TASK TO CARRY OUT:
Only the lines from the top of the listing below to the line that has "major_label_standoff=0)" should be echoed, with both ends kept and pictures left out.

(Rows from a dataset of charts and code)

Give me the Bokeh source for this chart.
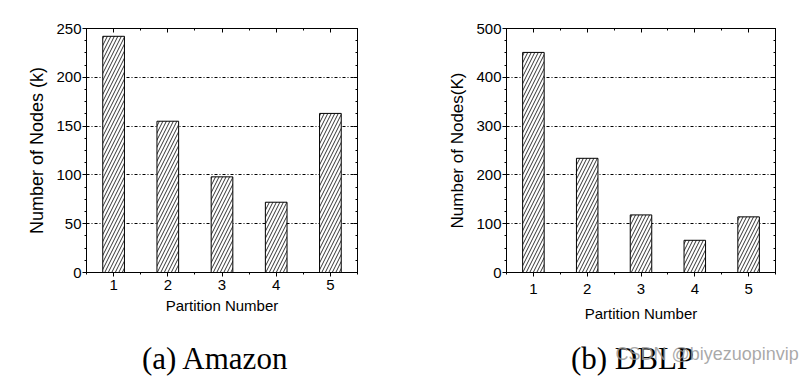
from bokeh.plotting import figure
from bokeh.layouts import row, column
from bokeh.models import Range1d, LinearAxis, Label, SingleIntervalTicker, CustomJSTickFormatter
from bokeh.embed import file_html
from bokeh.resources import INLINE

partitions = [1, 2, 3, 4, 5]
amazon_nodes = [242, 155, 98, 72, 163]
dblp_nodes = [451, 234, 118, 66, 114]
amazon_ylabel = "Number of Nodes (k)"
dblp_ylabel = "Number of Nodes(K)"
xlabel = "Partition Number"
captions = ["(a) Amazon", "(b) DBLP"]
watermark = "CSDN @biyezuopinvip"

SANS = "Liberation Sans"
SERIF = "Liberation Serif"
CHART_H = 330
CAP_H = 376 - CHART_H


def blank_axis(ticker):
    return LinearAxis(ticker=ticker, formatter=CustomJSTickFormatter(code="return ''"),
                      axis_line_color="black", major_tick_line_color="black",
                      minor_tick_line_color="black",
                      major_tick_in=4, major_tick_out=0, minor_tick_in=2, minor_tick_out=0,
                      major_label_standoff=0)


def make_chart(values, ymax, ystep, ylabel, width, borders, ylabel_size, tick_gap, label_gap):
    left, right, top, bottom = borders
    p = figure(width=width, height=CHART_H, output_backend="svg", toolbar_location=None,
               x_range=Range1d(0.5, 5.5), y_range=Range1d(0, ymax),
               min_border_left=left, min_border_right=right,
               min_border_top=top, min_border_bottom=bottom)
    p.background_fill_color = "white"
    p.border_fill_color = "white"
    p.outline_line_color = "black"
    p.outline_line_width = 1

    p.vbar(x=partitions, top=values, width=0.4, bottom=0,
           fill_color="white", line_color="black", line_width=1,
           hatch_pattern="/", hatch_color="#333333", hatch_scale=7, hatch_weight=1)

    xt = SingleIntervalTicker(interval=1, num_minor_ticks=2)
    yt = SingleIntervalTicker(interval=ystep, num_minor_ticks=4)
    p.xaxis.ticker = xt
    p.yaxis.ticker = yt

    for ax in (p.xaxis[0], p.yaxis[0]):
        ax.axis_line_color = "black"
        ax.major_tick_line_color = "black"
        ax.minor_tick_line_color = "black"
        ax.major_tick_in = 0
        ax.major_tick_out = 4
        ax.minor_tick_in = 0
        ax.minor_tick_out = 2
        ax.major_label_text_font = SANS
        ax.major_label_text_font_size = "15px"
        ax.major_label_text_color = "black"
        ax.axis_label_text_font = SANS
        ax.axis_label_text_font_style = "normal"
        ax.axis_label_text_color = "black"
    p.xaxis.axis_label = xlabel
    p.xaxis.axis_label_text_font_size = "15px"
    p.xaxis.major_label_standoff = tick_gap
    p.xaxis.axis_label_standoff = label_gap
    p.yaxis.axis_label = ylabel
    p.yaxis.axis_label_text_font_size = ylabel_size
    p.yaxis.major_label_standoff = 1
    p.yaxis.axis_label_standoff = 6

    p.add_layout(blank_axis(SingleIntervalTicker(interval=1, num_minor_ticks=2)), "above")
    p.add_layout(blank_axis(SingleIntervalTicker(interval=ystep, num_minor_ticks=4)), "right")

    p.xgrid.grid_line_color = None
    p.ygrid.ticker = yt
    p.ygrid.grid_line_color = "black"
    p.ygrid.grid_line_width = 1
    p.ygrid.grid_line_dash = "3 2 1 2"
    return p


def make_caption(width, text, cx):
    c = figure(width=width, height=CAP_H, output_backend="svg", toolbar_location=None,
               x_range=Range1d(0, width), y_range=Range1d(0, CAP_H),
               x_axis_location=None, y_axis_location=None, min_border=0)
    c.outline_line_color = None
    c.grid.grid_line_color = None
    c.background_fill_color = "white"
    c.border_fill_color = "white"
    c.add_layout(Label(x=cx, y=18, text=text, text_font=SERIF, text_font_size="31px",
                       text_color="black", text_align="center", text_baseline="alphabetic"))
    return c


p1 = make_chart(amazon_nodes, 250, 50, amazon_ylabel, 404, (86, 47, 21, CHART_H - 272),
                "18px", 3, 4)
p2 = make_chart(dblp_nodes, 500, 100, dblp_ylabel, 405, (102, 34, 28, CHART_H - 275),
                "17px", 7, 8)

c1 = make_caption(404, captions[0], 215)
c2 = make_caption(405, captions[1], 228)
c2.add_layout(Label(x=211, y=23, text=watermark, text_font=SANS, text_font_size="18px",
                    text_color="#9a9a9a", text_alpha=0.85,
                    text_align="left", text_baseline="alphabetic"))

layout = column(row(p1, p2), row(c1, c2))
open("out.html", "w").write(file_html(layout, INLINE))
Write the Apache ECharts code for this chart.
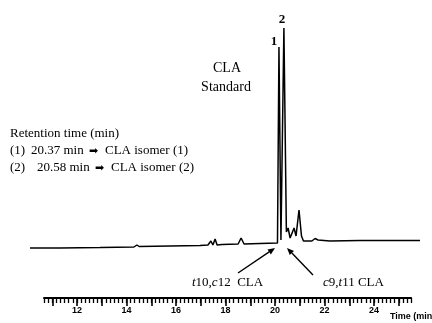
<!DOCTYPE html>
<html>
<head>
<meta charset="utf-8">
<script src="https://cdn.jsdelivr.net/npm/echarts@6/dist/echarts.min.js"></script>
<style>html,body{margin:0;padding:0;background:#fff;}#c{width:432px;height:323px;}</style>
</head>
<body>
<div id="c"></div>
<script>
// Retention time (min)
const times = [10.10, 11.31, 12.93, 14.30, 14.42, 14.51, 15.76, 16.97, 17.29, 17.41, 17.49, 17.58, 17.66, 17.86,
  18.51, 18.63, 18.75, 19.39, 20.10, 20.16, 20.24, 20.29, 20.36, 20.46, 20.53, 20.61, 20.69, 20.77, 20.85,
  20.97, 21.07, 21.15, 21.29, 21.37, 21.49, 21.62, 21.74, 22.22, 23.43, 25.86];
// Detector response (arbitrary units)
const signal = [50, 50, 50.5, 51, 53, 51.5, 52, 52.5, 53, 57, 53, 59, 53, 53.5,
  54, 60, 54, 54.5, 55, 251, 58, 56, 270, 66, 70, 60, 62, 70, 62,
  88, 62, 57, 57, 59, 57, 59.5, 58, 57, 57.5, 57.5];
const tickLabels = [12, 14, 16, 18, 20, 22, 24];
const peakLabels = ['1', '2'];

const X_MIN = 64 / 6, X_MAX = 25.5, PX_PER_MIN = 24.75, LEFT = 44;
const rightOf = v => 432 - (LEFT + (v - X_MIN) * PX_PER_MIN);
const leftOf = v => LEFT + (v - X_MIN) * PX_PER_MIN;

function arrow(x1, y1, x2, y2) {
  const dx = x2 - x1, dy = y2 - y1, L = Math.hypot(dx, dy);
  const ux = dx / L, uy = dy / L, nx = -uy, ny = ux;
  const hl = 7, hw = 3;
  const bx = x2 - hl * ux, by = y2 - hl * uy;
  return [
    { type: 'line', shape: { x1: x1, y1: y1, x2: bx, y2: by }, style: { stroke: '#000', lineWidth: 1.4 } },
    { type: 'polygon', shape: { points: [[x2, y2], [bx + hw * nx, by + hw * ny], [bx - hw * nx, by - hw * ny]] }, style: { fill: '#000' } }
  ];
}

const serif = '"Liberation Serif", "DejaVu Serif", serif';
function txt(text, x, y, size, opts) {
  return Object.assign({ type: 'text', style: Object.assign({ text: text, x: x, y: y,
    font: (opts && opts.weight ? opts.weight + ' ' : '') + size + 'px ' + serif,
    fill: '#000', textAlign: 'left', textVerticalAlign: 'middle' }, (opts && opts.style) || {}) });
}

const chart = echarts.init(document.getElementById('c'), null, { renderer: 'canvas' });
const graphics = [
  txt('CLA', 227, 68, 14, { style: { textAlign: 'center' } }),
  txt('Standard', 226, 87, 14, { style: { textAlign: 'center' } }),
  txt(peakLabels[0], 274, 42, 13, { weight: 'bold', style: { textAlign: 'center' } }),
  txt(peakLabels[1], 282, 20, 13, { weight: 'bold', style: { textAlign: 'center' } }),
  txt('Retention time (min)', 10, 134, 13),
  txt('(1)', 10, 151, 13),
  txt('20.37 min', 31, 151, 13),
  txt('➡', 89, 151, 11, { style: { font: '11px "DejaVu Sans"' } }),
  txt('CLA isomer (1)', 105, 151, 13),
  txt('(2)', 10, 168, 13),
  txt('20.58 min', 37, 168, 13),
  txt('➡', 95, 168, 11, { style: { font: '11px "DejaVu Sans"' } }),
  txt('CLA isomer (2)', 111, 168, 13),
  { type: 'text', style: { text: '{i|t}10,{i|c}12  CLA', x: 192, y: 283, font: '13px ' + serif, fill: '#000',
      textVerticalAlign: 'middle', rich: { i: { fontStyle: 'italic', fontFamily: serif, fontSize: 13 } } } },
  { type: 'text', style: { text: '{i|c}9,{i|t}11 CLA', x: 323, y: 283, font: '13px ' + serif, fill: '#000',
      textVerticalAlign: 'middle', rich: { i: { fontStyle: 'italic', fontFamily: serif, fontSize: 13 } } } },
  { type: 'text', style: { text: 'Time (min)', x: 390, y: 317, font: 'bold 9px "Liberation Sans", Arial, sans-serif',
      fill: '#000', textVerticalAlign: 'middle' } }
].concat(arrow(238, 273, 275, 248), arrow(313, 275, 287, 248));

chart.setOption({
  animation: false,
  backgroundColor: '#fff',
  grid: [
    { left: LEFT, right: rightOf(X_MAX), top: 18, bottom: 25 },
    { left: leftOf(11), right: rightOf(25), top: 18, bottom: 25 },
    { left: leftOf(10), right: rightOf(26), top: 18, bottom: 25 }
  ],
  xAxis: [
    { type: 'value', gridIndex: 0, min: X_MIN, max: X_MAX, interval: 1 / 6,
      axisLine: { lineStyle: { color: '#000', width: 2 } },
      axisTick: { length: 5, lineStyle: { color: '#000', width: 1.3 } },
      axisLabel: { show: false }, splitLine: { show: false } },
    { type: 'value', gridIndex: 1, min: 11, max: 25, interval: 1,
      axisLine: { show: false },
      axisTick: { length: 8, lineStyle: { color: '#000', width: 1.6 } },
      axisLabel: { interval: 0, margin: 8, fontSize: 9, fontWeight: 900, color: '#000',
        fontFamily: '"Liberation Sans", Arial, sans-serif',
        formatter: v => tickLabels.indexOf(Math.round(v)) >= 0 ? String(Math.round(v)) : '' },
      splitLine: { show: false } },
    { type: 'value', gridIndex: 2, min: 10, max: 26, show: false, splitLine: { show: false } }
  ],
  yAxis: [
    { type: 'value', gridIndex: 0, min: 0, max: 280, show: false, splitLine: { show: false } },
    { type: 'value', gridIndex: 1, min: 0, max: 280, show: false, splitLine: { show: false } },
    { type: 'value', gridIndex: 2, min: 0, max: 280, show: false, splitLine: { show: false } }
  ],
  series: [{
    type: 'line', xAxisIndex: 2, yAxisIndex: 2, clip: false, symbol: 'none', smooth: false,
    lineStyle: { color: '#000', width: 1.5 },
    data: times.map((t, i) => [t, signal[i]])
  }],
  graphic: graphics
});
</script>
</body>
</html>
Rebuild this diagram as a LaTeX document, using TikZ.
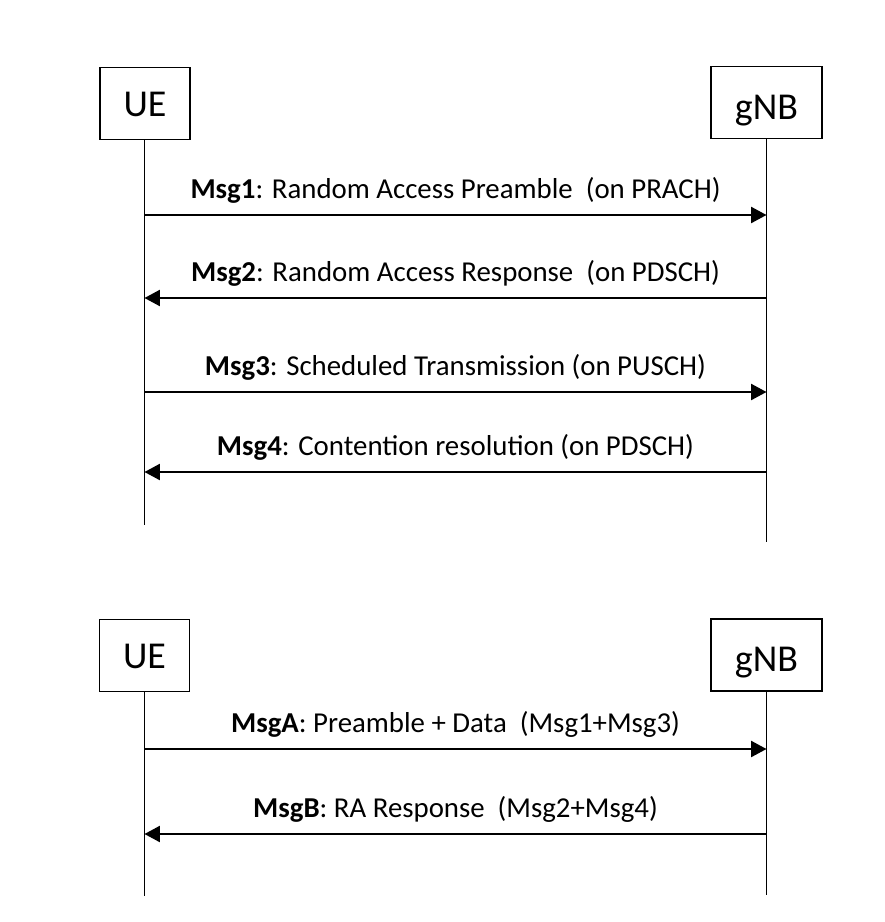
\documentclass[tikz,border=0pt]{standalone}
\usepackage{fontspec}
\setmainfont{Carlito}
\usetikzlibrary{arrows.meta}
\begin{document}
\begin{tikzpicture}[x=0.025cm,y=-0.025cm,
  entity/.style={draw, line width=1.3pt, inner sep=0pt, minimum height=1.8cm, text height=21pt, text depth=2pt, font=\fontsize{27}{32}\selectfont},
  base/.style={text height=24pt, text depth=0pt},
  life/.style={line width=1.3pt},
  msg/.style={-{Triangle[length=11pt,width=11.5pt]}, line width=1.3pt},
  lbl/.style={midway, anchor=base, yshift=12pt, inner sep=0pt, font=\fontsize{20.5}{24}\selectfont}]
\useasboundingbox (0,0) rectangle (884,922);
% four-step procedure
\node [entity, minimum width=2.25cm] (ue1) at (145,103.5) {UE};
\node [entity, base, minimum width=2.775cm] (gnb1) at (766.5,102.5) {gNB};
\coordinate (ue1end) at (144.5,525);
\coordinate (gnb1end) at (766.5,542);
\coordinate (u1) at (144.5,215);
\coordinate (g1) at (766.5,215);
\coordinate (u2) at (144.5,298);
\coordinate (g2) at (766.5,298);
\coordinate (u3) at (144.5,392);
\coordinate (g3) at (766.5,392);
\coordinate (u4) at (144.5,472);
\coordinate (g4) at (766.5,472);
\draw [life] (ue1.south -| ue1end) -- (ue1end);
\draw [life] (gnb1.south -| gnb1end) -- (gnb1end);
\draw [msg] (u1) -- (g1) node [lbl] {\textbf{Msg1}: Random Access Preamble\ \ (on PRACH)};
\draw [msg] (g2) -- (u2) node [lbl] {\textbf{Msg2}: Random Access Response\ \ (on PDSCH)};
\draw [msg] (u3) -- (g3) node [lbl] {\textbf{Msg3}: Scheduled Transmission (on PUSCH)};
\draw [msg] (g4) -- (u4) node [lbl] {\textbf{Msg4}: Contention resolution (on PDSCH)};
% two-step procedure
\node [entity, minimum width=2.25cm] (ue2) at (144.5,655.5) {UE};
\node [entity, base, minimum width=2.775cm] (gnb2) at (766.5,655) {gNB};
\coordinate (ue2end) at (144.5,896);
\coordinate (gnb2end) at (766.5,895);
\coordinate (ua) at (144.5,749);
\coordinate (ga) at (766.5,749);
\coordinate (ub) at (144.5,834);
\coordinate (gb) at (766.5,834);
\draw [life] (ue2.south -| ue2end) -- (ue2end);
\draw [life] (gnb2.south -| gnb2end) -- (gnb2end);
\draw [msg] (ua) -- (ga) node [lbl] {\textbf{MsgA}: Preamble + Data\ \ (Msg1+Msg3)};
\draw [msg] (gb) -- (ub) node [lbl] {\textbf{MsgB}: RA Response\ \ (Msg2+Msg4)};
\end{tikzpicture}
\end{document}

RESULT OF THE EXERCISE:
Give me the Bokeh source for this chart.
from bokeh.plotting import figure
from bokeh.layouts import row, column
from bokeh.models import Range1d, LinearAxis, Label, SingleIntervalTicker, CustomJSTickFormatter
from bokeh.embed import file_html
from bokeh.resources import INLINE

partitions = [1, 2, 3, 4, 5]
amazon_nodes = [242, 155, 98, 72, 163]
dblp_nodes = [451, 234, 118, 66, 114]
amazon_ylabel = "Number of Nodes (k)"
dblp_ylabel = "Number of Nodes(K)"
xlabel = "Partition Number"
captions = ["(a) Amazon", "(b) DBLP"]
watermark = "CSDN @biyezuopinvip"

SANS = "Liberation Sans"
SERIF = "Liberation Serif"
CHART_H = 330
CAP_H = 376 - CHART_H


def blank_axis(ticker):
    return LinearAxis(ticker=ticker, formatter=CustomJSTickFormatter(code="return ''"),
                      axis_line_color="black", major_tick_line_color="black",
                      minor_tick_line_color="black",
                      major_tick_in=4, major_tick_out=0, minor_tick_in=2, minor_tick_out=0,
                      major_label_standoff=0)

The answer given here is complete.